Xerox Shareowner Concerns: Xerox is one of the most ineffective boards. The company has been fined by the SEC and forced to restate earnings from 1997 though 2000, and its Board has also been publicly accused of faulty financial manipulation by its own former employees. From fiscal year 1998 to 2001, Xerox's EVA declined by over $1 Billion.

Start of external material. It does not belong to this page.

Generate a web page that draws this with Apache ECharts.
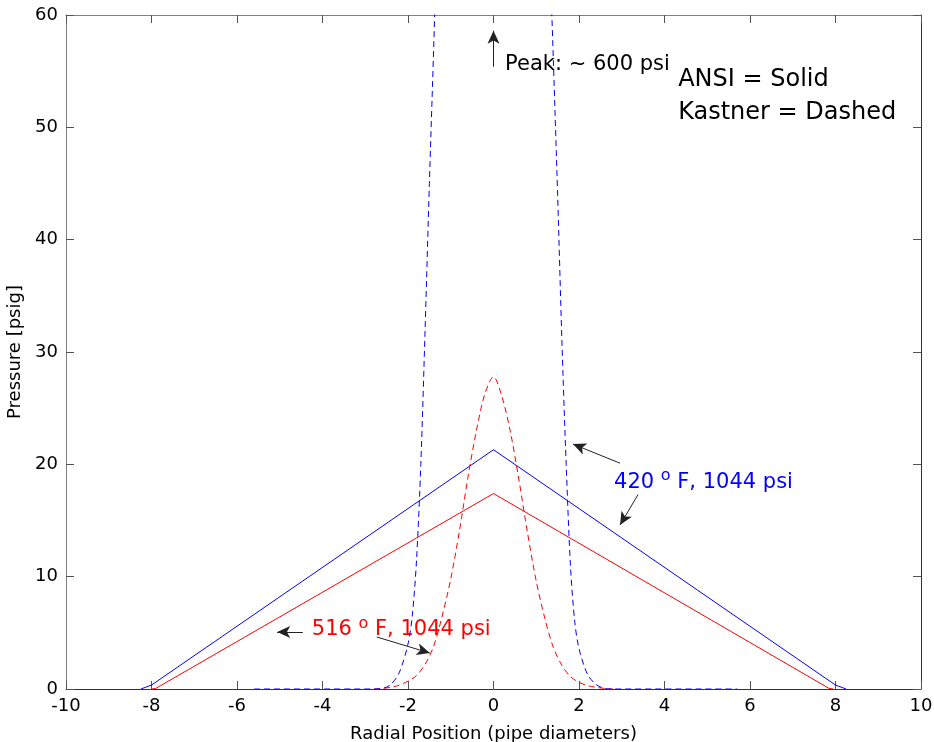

Governance Concerns: Current Board consists of the same members that oversaw Xerox during a significant accounting scandal and strategic missteps. Nominating committee is less than 100% independent.

What CalPERS Requested:

  • Add three new independent directors.
  • Consider eliminating Executive Committee.
  • Adopt CalPERS definition of an independent director.
  • Maintain 100% independent directors on the Audit, Compensation and Nominating Committees.
  • Split Chairman and CEO.
  • Adopt board evaluation process.
  • Develop and seek shareholder approval for executive compensation policy.

What Xerox Agreed to:

  • As of March 1, 2004, Xerox added five new independent directors after CalPERS initially engaged the Company in January 2003.  CalPERS commends Xerox for enhancing the overall independence and increasing the business expertise on the Xerox Board.
  • Adopted new charter to provide for 100% key committee independence based on NYSE definition.
  • Adopted new committee charters to provide for annual self-assessment of Board and committee performance.